Eric Bristow got up your nose and under your skin. (Getty)
Eric Bristow got up your nose and under your skin. (Getty) (Eric Bristow)

Bristow got up your nose and under your skin. He had no compunction about riling a crowd if he thought it would help his cause, most notably when he beat Jocky Wilson in front of an audience of partisan Glaswegians and had a full can of beer thrown at him. In an age when professional darts was still a close sibling of the smoky pubs and clubs from which it emerged, rather than the distant cousin it is nowadays, Bristow made it his job not simply to throw his best darts, but to stop you throwing yours.

And so when Bristow was in game mode, he displayed the same sneer and swagger, the same instinct for weakness, that Roberts would so perceptively observe three decades later in the jungle. Few players, even back then, would have had the nerve to plant a kiss on their opponent’s cheek after they had missed a crucial dart in a world championship final, as Bristow did to Bobby George in 1980. He strutted into an arena like he owned it, threw darts like he invented them, leaning towards the board, pinky outstretched: that regal, borderline-camp stance that was “fit to grace any garden party”, as Waddell put it. In a sport populated by gruff middle-aged men, Bristow was the thrusting young buck who relished putting noses out of joint.

Above all, Bristow understood the fundamental truth about darts: that it was combat, boxing without the punches, a game played on wits and guts as well as a steady hand and a sturdy shoulder. It was an idea that would eventually find its fullest expression in the man who Bristow took under his wing and sponsored in the late-1980s, and who would supplant him as the game’s pre-eminent force: Phil Taylor.

The relationship between Britain’s two greatest-ever players was a complex one, defined as much by mutual respect and business impulse as genuine personal affection. It was Bristow who loaned Taylor £10,000 to get his career off the ground when he was just a struggling ceramics factory worker in Stoke-on-Trent, and never let him forget it, even as the rewards and renown began to roll in. The pair did not speak for months after Taylor demolished Bristow 6-1 to win his first world title in 1990. And yet you suspected Bristow was always prouder of his protege than he let on. “I played in exactly the same way he taught me,” Taylor would later write. “Like a bully.”

Bristow made it his job not simply to throw his best darts, but to stop you throwing yours
Bristow made it his job not simply to throw his best darts, but to stop you throwing yours (Getty)

The pair would play one more great game: the 1997 World Championship semi-final that Taylor agonisingly won 5-4, the last time we ever really glimpsed the great Bristow in action. Certainly he was never really the same player after the psychological affliction known as ‘dartitis’ gripped his game in 1986, and for a player widely regarded as one of the greats, it is often forgotten how fleeting Bristow’s era of dominance was in the broader picture.

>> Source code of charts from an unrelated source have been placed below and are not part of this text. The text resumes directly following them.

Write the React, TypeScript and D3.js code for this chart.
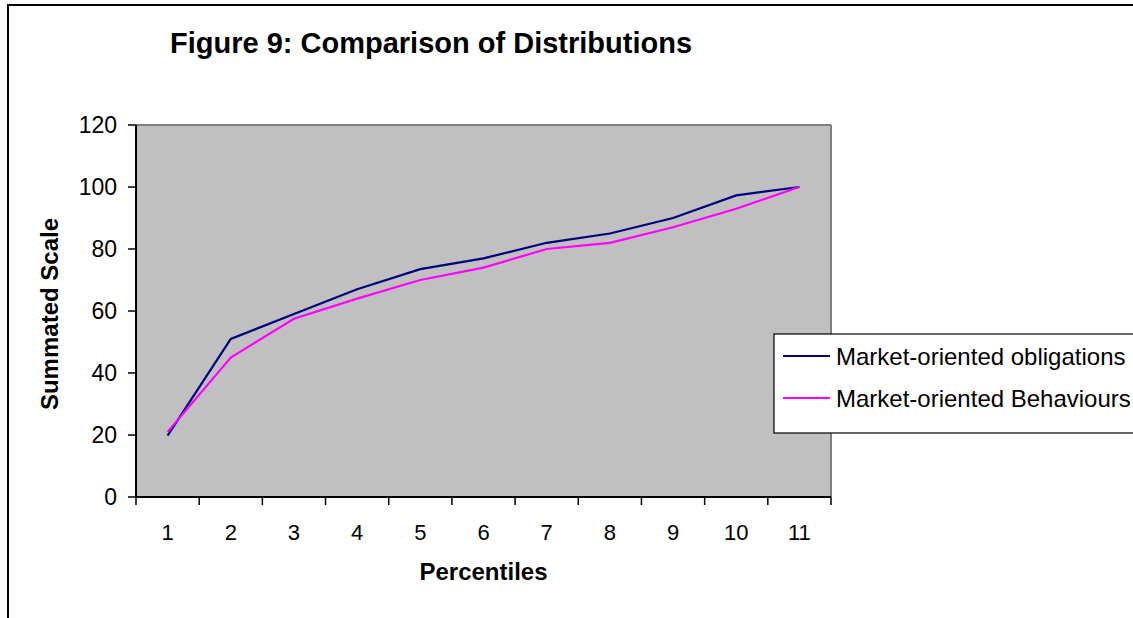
import React from "react";
import * as d3 from "d3";

const categories = ["1", "2", "3", "4", "5", "6", "7", "8", "9", "10", "11"];
const obligations = [19.8, 51, 59, 67, 73.5, 77, 82, 85, 90, 97.3, 100];
const behaviours = [21, 45, 57.5, 64, 70, 74, 80, 82, 87, 93, 100];
const yTicks = [0, 20, 40, 60, 80, 100, 120];
const seriesNames = ["Market-oriented obligations", "Market-oriented Behaviours"];
const seriesColors = ["#000080", "#FF00FF"];

const W = 1133;
const H = 618;
const plot = { left: 136, right: 831, top: 125, bottom: 497 };
const FONT = "'Liberation Sans', Arial, sans-serif";

export default function App() {
  const x = d3.scaleBand<string>().domain(categories).range([plot.left, plot.right]);
  const y = d3.scaleLinear().domain([0, 120]).range([plot.bottom, plot.top]);
  const line = d3
    .line<number>()
    .x((_, i) => (x(categories[i]) as number) + x.bandwidth() / 2)
    .y((d) => y(d));
  const series = [obligations, behaviours];
  const boundaries = categories.map((c) => x(c) as number).concat([plot.right]);

  return (
    <svg
      width={W}
      height={H}
      style={{ position: "absolute", left: 0, top: 0, background: "#fff" }}
      fontFamily={FONT}
    >
      {/* outer frame */}
      <rect x={8} y={5} width={W + 20} height={H + 20} fill="#fff" stroke="#000" strokeWidth={2} />

      {/* title */}
      <text x={170} y={53} fontSize={29} fontWeight="bold" fill="#000">
        Figure 9: Comparison of Distributions
      </text>

      {/* plot area */}
      <rect
        x={plot.left}
        y={plot.top}
        width={plot.right - plot.left}
        height={plot.bottom - plot.top}
        fill="#C0C0C0"
      />
      <line x1={plot.left} x2={plot.right} y1={plot.top} y2={plot.top} stroke="#808080" strokeWidth={2} />
      <line x1={plot.right} x2={plot.right} y1={plot.top} y2={plot.bottom} stroke="#808080" strokeWidth={2} />

      {/* series */}
      {series.map((s, i) => (
        <path key={i} d={line(s) as string} fill="none" stroke={seriesColors[i]} strokeWidth={2.2} />
      ))}

      {/* y axis */}
      <line x1={plot.left} x2={plot.left} y1={plot.top} y2={plot.bottom} stroke="#000" strokeWidth={2} />
      {yTicks.map((t) => (
        <g key={t}>
          <line x1={plot.left - 8} x2={plot.left} y1={y(t)} y2={y(t)} stroke="#000" strokeWidth={1.5} />
          <text x={117} y={y(t)} dy="0.36em" textAnchor="end" fontSize={23} fill="#000">
            {t}
          </text>
        </g>
      ))}

      {/* x axis */}
      <line x1={plot.left} x2={plot.right} y1={plot.bottom} y2={plot.bottom} stroke="#000" strokeWidth={2} />
      {boundaries.map((b, i) => (
        <line key={i} x1={b} x2={b} y1={plot.bottom} y2={plot.bottom + 8} stroke="#000" strokeWidth={1.5} />
      ))}
      {categories.map((c) => (
        <text
          key={c}
          x={(x(c) as number) + x.bandwidth() / 2}
          y={540}
          textAnchor="middle"
          fontSize={22}
          fill="#000"
        >
          {c}
        </text>
      ))}

      {/* axis titles */}
      <text
        transform={`translate(58, ${(plot.top + plot.bottom) / 2 + 3}) rotate(-90)`}
        textAnchor="middle"
        fontSize={24}
        fontWeight="bold"
        fill="#000"
      >
        Summated Scale
      </text>
      <text x={(plot.left + plot.right) / 2} y={580} textAnchor="middle" fontSize={24} fontWeight="bold" fill="#000">
        Percentiles
      </text>

      {/* legend */}
      <rect x={774} y={334} width={W} height={99} fill="#fff" stroke="#000" strokeWidth={1.2} />
      {seriesNames.map((n, i) => (
        <g key={n}>
          <line x1={783} x2={830} y1={356 + i * 42} y2={356 + i * 42} stroke={seriesColors[i]} strokeWidth={2} />
          <text x={836} y={356 + i * 42} dy="0.36em" fontSize={24} fill="#000">
            {n}
          </text>
        </g>
      ))}
    </svg>
  );
}
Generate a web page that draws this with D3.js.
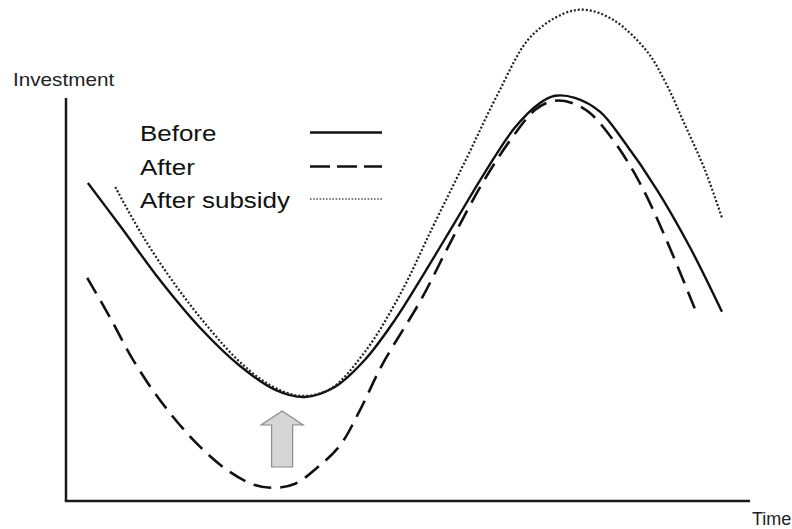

All five of his world titles, and the vast majority of his others, were won in that extraordinary six-year purple patch when he became one of Britain’s most recognisable sportsmen, the face and the grin of darts’ first golden age.

His passing, tragically young, severs one of the last umbilical links with its second. Bristow was one of the rebels who broke away from the main tour in 1992 to form what would eventually become the Professional Darts Corporation, and yet he never really managed to rake in the riches from the revolution he helped start. Maybe that had a bearing on his occasionally sour demeanour; maybe, perhaps he ended up becoming the man he had grown up beating, the resentful middle-aged bloke in the pub railing at how easy young people have it these days.

But just as Bristow was always a nicer guy than he came across, he was always more loved than he realised. And as the news of his death swept across a stunned sport on Thursday night, the Echo Arena broke into a spontaneous chant of “There’s Only One Eric Bristow”: a fitting tribute to the flawed and brilliant player who, in life as in darts, checked out just a little sooner than you were expecting.